[What to produce]: Starting at the first line of the listing below, retype each line up to and including the one that contains "(dept-a2) at (560,376)". Leave pictures out.
/---
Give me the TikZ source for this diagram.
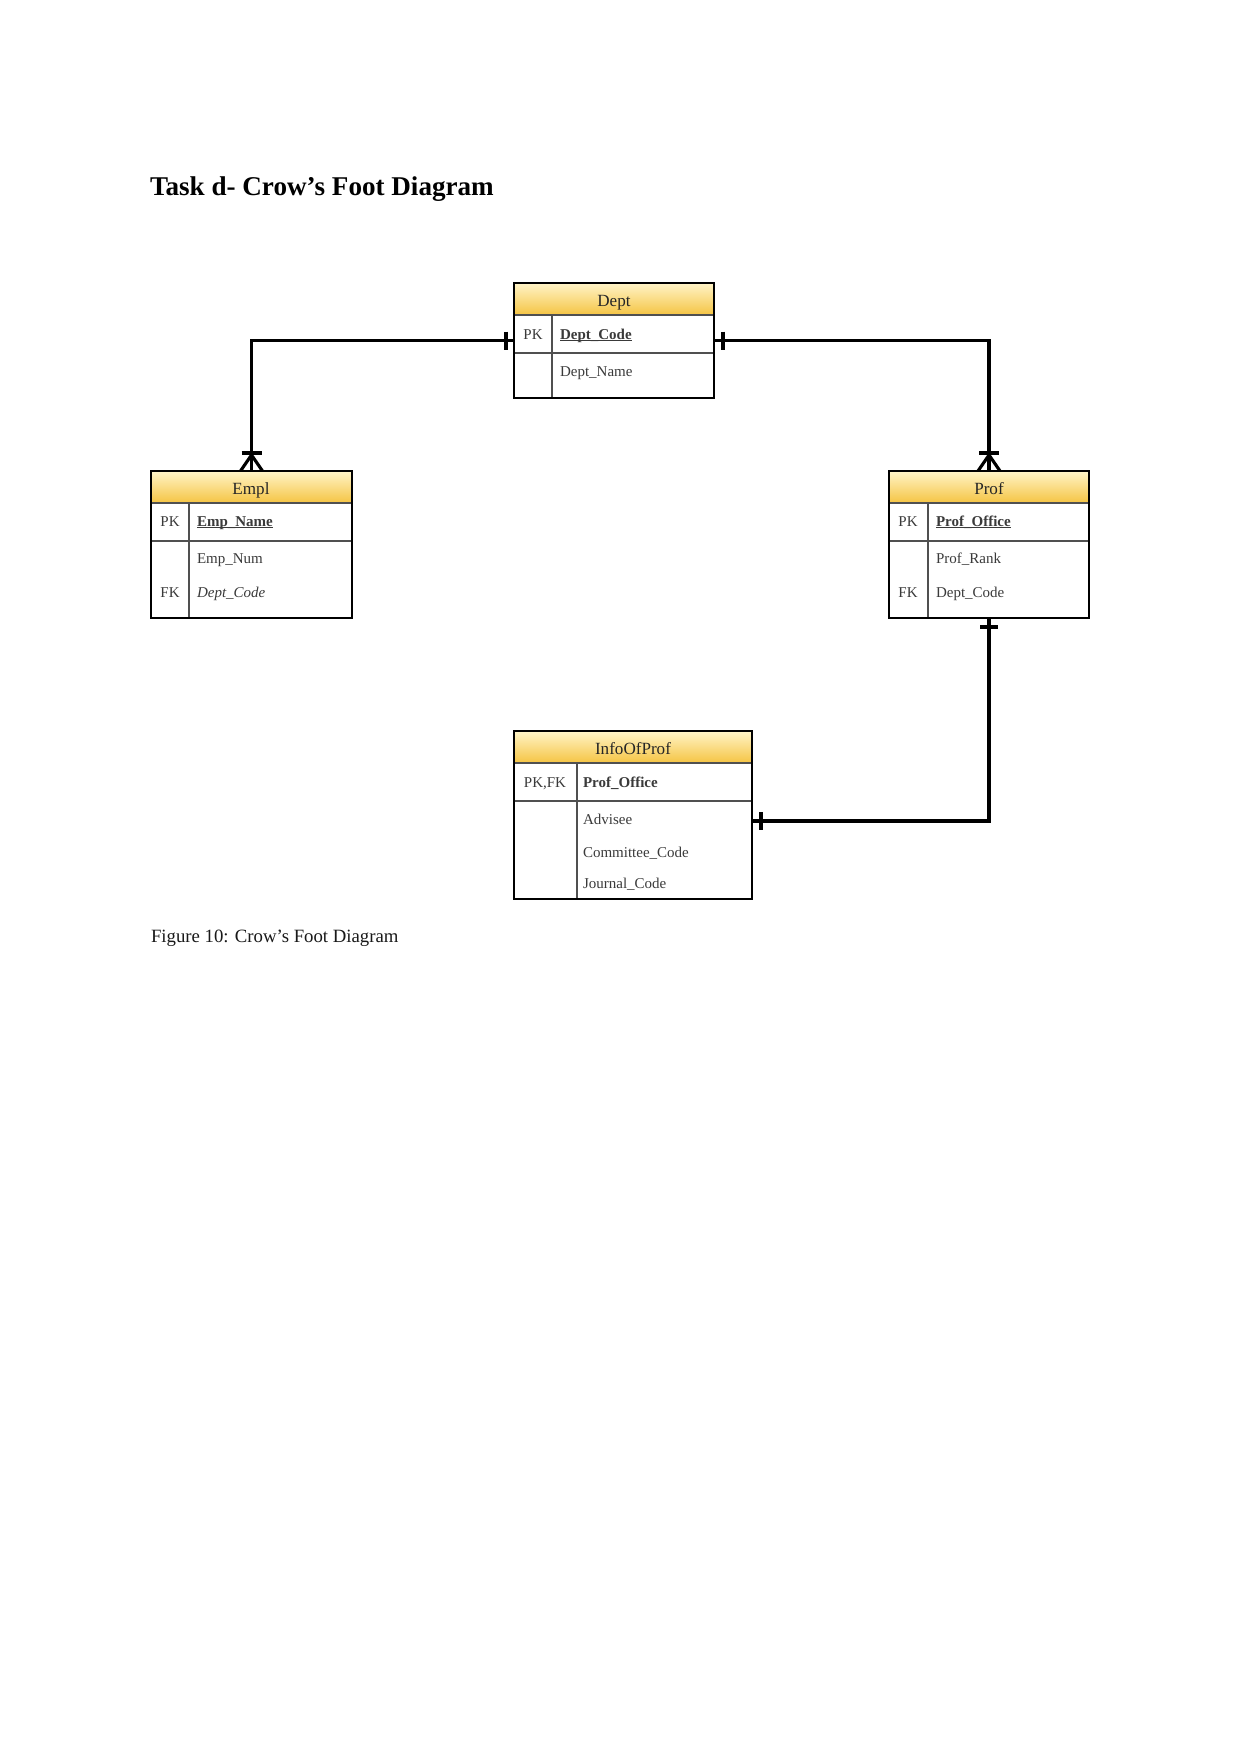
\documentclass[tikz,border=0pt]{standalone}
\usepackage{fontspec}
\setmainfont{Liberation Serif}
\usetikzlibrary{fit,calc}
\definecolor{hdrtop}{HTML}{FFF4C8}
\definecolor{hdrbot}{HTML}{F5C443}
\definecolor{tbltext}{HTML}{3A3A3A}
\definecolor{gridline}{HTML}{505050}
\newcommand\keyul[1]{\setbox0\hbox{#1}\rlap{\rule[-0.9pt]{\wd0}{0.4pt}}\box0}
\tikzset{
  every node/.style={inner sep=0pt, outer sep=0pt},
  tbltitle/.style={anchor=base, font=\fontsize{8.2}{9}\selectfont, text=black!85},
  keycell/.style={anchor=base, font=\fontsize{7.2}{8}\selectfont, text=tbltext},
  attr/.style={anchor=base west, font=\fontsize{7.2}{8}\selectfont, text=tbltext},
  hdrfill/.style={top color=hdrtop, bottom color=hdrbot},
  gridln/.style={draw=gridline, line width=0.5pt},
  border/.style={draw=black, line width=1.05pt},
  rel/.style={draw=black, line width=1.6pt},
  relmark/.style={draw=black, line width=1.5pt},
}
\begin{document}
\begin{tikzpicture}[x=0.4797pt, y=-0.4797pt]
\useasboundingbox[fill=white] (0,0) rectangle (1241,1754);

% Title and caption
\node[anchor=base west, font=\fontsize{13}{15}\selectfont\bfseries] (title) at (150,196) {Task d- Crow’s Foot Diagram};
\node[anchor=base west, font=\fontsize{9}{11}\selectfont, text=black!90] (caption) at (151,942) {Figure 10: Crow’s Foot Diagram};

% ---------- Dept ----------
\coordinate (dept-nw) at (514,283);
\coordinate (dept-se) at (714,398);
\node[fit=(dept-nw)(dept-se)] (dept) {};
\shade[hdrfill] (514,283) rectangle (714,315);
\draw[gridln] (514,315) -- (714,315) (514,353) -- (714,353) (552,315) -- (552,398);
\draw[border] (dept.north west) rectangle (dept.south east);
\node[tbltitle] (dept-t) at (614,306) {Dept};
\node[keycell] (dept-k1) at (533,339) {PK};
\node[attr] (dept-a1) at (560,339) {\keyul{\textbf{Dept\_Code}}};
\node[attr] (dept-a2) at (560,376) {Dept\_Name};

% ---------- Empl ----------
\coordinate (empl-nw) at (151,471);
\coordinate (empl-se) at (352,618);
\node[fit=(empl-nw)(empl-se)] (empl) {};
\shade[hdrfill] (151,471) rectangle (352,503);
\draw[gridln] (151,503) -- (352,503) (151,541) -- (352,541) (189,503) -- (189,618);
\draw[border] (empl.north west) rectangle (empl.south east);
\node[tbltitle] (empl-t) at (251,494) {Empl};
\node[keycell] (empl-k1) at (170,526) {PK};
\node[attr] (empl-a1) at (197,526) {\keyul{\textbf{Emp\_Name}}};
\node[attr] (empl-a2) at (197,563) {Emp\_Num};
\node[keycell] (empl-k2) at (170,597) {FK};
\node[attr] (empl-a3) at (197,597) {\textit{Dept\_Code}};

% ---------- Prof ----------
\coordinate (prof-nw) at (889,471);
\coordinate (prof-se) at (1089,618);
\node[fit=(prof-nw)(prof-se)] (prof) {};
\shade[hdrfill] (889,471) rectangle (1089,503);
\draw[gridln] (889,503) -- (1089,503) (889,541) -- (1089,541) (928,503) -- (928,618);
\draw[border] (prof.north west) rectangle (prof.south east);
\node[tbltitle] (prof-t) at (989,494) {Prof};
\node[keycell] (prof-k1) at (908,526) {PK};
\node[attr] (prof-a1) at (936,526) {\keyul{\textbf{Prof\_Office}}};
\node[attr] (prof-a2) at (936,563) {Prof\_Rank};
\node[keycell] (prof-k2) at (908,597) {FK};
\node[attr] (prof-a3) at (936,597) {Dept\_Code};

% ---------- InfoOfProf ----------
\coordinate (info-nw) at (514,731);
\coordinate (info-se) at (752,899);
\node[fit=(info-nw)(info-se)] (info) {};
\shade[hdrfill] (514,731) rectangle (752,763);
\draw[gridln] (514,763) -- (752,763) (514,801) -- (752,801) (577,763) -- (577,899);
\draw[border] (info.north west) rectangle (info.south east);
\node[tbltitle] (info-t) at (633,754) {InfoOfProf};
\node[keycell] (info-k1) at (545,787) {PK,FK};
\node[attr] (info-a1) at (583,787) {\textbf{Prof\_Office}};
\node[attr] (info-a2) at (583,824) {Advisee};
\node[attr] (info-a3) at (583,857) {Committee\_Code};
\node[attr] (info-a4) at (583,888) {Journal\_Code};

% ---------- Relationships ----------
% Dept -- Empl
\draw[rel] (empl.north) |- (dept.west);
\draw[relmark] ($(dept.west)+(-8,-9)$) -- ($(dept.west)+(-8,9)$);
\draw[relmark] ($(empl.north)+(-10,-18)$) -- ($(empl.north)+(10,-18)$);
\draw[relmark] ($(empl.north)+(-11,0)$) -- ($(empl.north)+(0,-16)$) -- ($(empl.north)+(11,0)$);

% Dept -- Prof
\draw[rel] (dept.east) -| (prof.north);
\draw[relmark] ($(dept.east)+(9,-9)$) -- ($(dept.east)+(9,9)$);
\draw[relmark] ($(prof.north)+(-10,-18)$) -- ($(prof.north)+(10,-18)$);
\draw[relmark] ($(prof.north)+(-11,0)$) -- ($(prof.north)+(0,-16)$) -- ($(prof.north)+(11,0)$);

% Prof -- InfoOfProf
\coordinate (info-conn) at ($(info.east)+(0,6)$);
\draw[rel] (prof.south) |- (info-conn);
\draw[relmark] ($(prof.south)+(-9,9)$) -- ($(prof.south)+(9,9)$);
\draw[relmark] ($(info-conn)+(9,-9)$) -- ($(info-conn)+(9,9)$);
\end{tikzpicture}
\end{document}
\---
[Written answer]:
Give me the TikZ source for this diagram.
\documentclass[tikz,border=0pt]{standalone}
\usepackage{fontspec}
\setmainfont{Liberation Serif}
\usetikzlibrary{fit,calc}
\definecolor{hdrtop}{HTML}{FFF4C8}
\definecolor{hdrbot}{HTML}{F5C443}
\definecolor{tbltext}{HTML}{3A3A3A}
\definecolor{gridline}{HTML}{505050}
\newcommand\keyul[1]{\setbox0\hbox{#1}\rlap{\rule[-0.9pt]{\wd0}{0.4pt}}\box0}
\tikzset{
  every node/.style={inner sep=0pt, outer sep=0pt},
  tbltitle/.style={anchor=base, font=\fontsize{8.2}{9}\selectfont, text=black!85},
  keycell/.style={anchor=base, font=\fontsize{7.2}{8}\selectfont, text=tbltext},
  attr/.style={anchor=base west, font=\fontsize{7.2}{8}\selectfont, text=tbltext},
  hdrfill/.style={top color=hdrtop, bottom color=hdrbot},
  gridln/.style={draw=gridline, line width=0.5pt},
  border/.style={draw=black, line width=1.05pt},
  rel/.style={draw=black, line width=1.6pt},
  relmark/.style={draw=black, line width=1.5pt},
}
\begin{document}
\begin{tikzpicture}[x=0.4797pt, y=-0.4797pt]
\useasboundingbox[fill=white] (0,0) rectangle (1241,1754);

% Title and caption
\node[anchor=base west, font=\fontsize{13}{15}\selectfont\bfseries] (title) at (150,196) {Task d- Crow’s Foot Diagram};
\node[anchor=base west, font=\fontsize{9}{11}\selectfont, text=black!90] (caption) at (151,942) {Figure 10: Crow’s Foot Diagram};

% ---------- Dept ----------
\coordinate (dept-nw) at (514,283);
\coordinate (dept-se) at (714,398);
\node[fit=(dept-nw)(dept-se)] (dept) {};
\shade[hdrfill] (514,283) rectangle (714,315);
\draw[gridln] (514,315) -- (714,315) (514,353) -- (714,353) (552,315) -- (552,398);
\draw[border] (dept.north west) rectangle (dept.south east);
\node[tbltitle] (dept-t) at (614,306) {Dept};
\node[keycell] (dept-k1) at (533,339) {PK};
\node[attr] (dept-a1) at (560,339) {\keyul{\textbf{Dept\_Code}}};
\node[attr] (dept-a2) at (560,376) {Dept\_Name};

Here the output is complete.